June 3, 2013
Five more days. (Gulp.)
How can this be? (Shock and awe.)
Where has the time gone? (sniff, sniff)
But I’m not ready. I didn’t agree to this. (Stomping foot!) LOL
Yep, I’m giving you a scary look into my inner thoughts. Sorry about that. But my mind is consumed with these thoughts and has been for the last few weeks. It’s become a struggle to get even the simplest task done. Especially where my writing is concerned. Oh, dear. It’s my turn to blog. What will I write about?
I got nothing cool or exciting. Zip. Zilch.
Here is why. My oldest will walk across the stage on Saturday morning and graduate from high school. I understand this is part of life, that she’s not the first to do this and I’m not the first mom to have mixed emotions about it. But dang it! This little fact of life was nowhere in my thought process when I decided to be a mom all those years ago. I didn’t have these precious babies so they could grow up, graduate and leave me one day. I mean seriously.

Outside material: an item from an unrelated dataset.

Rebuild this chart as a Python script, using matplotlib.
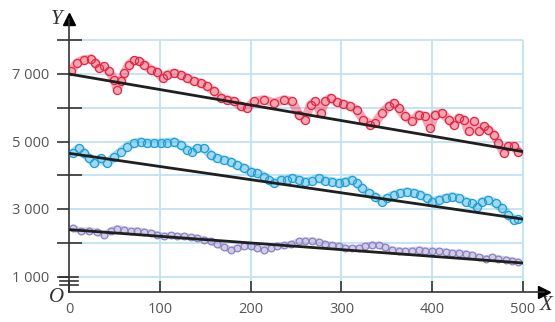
import matplotlib
matplotlib.use("Agg")
from matplotlib import pyplot as plt

# values
red_x = [2, 9, 16, 24, 29, 33, 38, 44, 50, 53, 57, 61, 66, 72, 77, 83, 90, 97, 103, 108,
         116, 123, 130, 138, 145, 152, 160, 167, 174, 182, 189, 196, 204, 215, 226, 237, 246, 253, 260, 266,
         271, 277, 282, 288, 295, 302, 310, 317, 324, 332, 337, 345, 352, 358, 363, 370, 378, 385, 392, 398,
         403, 411, 418, 424, 429, 435, 440, 446, 451, 457, 462, 468, 473, 479, 484, 490, 495]
red_y = [7100, 7330, 7420, 7450, 7330, 7180, 7230, 7080, 6830, 6540, 6780, 7030, 7280, 7400, 7380, 7280, 7130, 7060, 6880, 6980,
         7030, 6980, 6880, 6780, 6730, 6640, 6490, 6290, 6240, 6190, 6040, 5990, 6190, 6240, 6140, 6240, 6190, 5800, 5650, 6090,
         6190, 5840, 6190, 6290, 6170, 6110, 6040, 5940, 5650, 5500, 5550, 5840, 6040, 6140, 5990, 5750, 5600, 5800, 5750, 5400,
         5800, 5840, 5650, 5500, 5700, 5650, 5300, 5600, 5300, 5450, 5350, 5200, 4960, 4660, 4860, 4860, 4690]

blue_x = [4, 11, 17, 22, 28, 35, 42, 50, 57, 64, 72, 79, 86, 94, 101, 108, 116, 123, 130, 136,
          141, 149, 156, 163, 171, 178, 185, 193, 200, 207, 215, 220, 226, 233, 240, 246, 253, 260, 268, 275,
          282, 290, 297, 304, 312, 317, 323, 330, 337, 345, 350, 358, 365, 372, 380, 387, 394, 400, 407, 415,
          422, 429, 437, 444, 449, 455, 462, 470, 477, 484, 490, 495]
blue_y = [4650, 4800, 4650, 4500, 4350, 4500, 4350, 4550, 4700, 4850, 4950, 4990, 4950, 4950, 4950, 4970, 4990, 4900, 4750, 4700,
          4800, 4800, 4600, 4500, 4450, 4400, 4300, 4210, 4110, 4060, 3960, 3860, 3760, 3860, 3860, 3910, 3860, 3810, 3840, 3910,
          3840, 3810, 3760, 3810, 3860, 3760, 3610, 3470, 3370, 3220, 3320, 3420, 3470, 3510, 3470, 3420, 3320, 3220, 3270, 3320,
          3370, 3320, 3220, 3170, 3070, 3220, 3270, 3170, 3020, 2820, 2670, 2690]

purple_x = [4, 13, 22, 31, 39, 46, 53, 61, 68, 75, 83, 90, 97, 105, 112, 119, 127, 134, 141, 149,
            156, 163, 171, 178, 185, 193, 200, 207, 215, 222, 229, 237, 245, 253, 260, 268, 275, 282, 290, 297,
            304, 312, 319, 326, 334, 341, 348, 356, 363, 370, 378, 385, 392, 400, 407, 415, 422, 429, 437, 444,
            451, 459, 466, 473, 481, 488, 495]
purple_y = [2440, 2340, 2360, 2320, 2240, 2360, 2420, 2390, 2340, 2360, 2320, 2290, 2240, 2190, 2220, 2190, 2190, 2160, 2140, 2090,
            2040, 1960, 1870, 1790, 1840, 1900, 1900, 1840, 1790, 1840, 1900, 1920, 1950, 2040, 2060, 2060, 2020, 1960, 1920, 1900,
            1840, 1830, 1840, 1900, 1940, 1920, 1870, 1790, 1770, 1750, 1770, 1790, 1770, 1750, 1750, 1730, 1700, 1700, 1670, 1630,
            1570, 1530, 1570, 1530, 1500, 1470, 1430]

# trend lines (end points)
trend_x = [0, 500]
red_trend = [7000, 4700]
blue_trend = [4650, 2700]
purple_trend = [2390, 1400]

x_ticks = [0, 100, 200, 300, 400, 500]
y_ticks = [1000, 3000, 5000, 7000]
y_tick_labels = ["1 000", "3 000", "5 000", "7 000"]
y_minor = [2000, 4000, 6000, 8000]

W, H = 555, 322
L, R, B, T = 69, 543.5, 292, 19
px_x = 0.908      # pixels per x unit
px_y = 0.03375    # pixels per y unit

fig = plt.figure(figsize=(W / 100, H / 100), dpi=100)
ax = fig.add_axes([L / W, (H - B) / H, (R - L) / W, (B - T) / H])
ax.set_xlim(0, (R - L) / px_x)
ax.set_ylim(7000 - (B - 74) / px_y, 7000 + (74 - T) / px_y)

grid_c = "#bfe3f3"
ax.hlines([1000, 2000, 3000, 4000, 5000, 6000, 7000, 8000], 0, 500, color=grid_c, lw=1.3, zorder=0)
ax.vlines([100, 200, 300, 400, 500], ax.get_ylim()[0], 8000, color=grid_c, lw=1.3, zorder=0)

# each series: a soft ribbon plus the open circles on top
series = [(red_x, red_y, "#e8223f", 6.5, 5.8),
          (blue_x, blue_y, "#1a9fd8", 6.5, 5.8),
          (purple_x, purple_y, "#8d82c2", 5.0, 4.8)]
for xs, ys, c, lw, ms in series:
    ax.plot(xs, ys, color=c, lw=lw, alpha=0.4, solid_joinstyle="round",
            solid_capstyle="round", zorder=2)
    ax.plot(xs, ys, ls="none", marker="o", mfc="none", mec=c, ms=ms, mew=0.9, zorder=3)

for tr in (red_trend, blue_trend, purple_trend):
    ax.plot(trend_x, tr, color="#1f1f1f", lw=2, zorder=4, solid_capstyle="butt")

# axes, ticks
for s in ("top", "right"):
    ax.spines[s].set_visible(False)
for s in ("left", "bottom"):
    ax.spines[s].set_color("#333333")
    ax.spines[s].set_linewidth(1.2)

tick_font = ["Open Sans", "DejaVu Sans"]
ax.set_xticks(x_ticks)
ax.set_yticks(y_ticks, labels=y_tick_labels)
ax.set_yticks(y_minor, minor=True)
ax.tick_params(axis="x", direction="in", length=8, width=1.2, color="#333333",
               labelcolor="#555555", labelsize=10.5, pad=7)
ax.tick_params(axis="y", which="major", direction="out", length=9, width=1.2, color="#333333",
               labelcolor="#555555", labelsize=10.5, pad=5)
ax.tick_params(axis="y", which="minor", direction="inout", length=18, width=1.2, color="#333333")
for lab in ax.get_xticklabels() + ax.get_yticklabels():
    lab.set_family(tick_font)

# axis break marks
for v in (990, 870, 750):
    ax.plot([-9.9, 9.9], [v, v], color="#333333", lw=1.2, clip_on=False, zorder=5)

# arrow heads
ax.plot(1, 0, ">", color="black", ms=8.6, transform=ax.transAxes, clip_on=False)
ax.plot(0, 1, "^", color="black", ms=8.6, transform=ax.transAxes, clip_on=False)

lab_font = dict(family="Liberation Serif", style="italic", fontsize=15, color="#333333",
                ha="center", va="center")
fig.text(56.5 / W, 1 - 19.5 / H, "Y", **lab_font)
fig.text(546 / W, 1 - 306 / H, "X", **lab_font)
fig.text(57 / W, 1 - 298 / H, "O", **lab_font)

fig.savefig("out.png", dpi=100)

I had three!
But I’m so proud of her, excited in so many ways and just as emotionally torn in others. She’s done an amazing job and overcome some really difficult learning curves in her short life. Now her next adventure involves college and moving about three hours away from home. Say it isn’t so! Talk about another tough step for me to come to grips with.
But you know what? This smart determined young lady will do just fine without mom hovering over her. She will find her own way and not need my guidance as much anymore. That’s how life is supposed to work, right. Funny how when I was the one graduating and starting my new life without my parents I never once thought about how they might be feeling. Boy, do I feel guilty now. LOL So sorry, mom!

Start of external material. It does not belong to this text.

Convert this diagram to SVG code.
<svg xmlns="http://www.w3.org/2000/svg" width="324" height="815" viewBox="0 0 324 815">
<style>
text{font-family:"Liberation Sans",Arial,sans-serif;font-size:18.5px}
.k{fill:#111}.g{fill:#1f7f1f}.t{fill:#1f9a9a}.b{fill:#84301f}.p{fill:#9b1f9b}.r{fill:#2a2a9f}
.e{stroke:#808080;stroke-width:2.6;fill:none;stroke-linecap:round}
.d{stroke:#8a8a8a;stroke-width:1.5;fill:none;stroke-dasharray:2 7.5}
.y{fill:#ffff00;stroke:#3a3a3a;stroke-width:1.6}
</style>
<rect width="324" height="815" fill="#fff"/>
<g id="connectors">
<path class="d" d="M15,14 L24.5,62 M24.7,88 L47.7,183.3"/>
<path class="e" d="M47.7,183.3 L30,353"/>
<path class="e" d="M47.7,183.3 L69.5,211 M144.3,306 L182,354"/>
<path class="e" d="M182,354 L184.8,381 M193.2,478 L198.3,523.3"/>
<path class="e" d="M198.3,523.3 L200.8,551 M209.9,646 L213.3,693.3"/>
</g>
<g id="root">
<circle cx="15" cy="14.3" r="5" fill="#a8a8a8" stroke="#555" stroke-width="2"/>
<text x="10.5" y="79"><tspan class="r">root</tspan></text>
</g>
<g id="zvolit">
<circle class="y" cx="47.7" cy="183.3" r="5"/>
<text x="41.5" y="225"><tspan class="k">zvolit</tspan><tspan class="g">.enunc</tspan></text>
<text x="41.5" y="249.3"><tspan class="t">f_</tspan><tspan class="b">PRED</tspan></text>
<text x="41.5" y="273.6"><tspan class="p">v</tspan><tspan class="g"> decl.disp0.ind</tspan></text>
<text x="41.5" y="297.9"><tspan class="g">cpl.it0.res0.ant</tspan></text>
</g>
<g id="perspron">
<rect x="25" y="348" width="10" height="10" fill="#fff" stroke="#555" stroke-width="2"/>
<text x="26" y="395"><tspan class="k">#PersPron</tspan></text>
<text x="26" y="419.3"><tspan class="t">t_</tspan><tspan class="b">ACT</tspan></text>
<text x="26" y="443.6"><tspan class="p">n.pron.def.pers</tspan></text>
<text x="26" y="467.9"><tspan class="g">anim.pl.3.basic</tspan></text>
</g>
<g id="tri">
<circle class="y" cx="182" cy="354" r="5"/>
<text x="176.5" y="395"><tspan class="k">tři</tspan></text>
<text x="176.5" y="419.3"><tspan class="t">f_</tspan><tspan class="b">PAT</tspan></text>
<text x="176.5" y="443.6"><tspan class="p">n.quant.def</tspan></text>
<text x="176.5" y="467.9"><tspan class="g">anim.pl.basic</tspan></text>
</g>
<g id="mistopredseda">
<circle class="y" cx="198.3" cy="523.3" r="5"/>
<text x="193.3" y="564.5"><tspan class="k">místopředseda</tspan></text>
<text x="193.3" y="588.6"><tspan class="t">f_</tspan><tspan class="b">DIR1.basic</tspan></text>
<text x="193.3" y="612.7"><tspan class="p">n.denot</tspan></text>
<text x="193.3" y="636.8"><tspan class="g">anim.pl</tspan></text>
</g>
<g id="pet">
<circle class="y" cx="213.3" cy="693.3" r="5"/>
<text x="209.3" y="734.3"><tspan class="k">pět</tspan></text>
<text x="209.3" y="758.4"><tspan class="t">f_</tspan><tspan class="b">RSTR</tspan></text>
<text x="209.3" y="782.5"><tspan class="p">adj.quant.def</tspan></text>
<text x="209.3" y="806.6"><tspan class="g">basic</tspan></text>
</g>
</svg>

I must say, May has been one heck of a month. I’m exhausted both physically and mentally.
I’m so ready for the summer break. And this will be a very special summer in so many ways. We are planning a trip to Yosemite National Park as part of my daughter’s graduation gift, where we will do some white water rafting and awesome site seeing. In all the chaos, excitement and sadness, I think I may have discovered the key to surviving all these crazy but necessary changes.
Make those awesome memories with the ones you love as you share the joy, laughter and wonder that is life. 🙂
Have any suggestions on cool things we need to see while in California?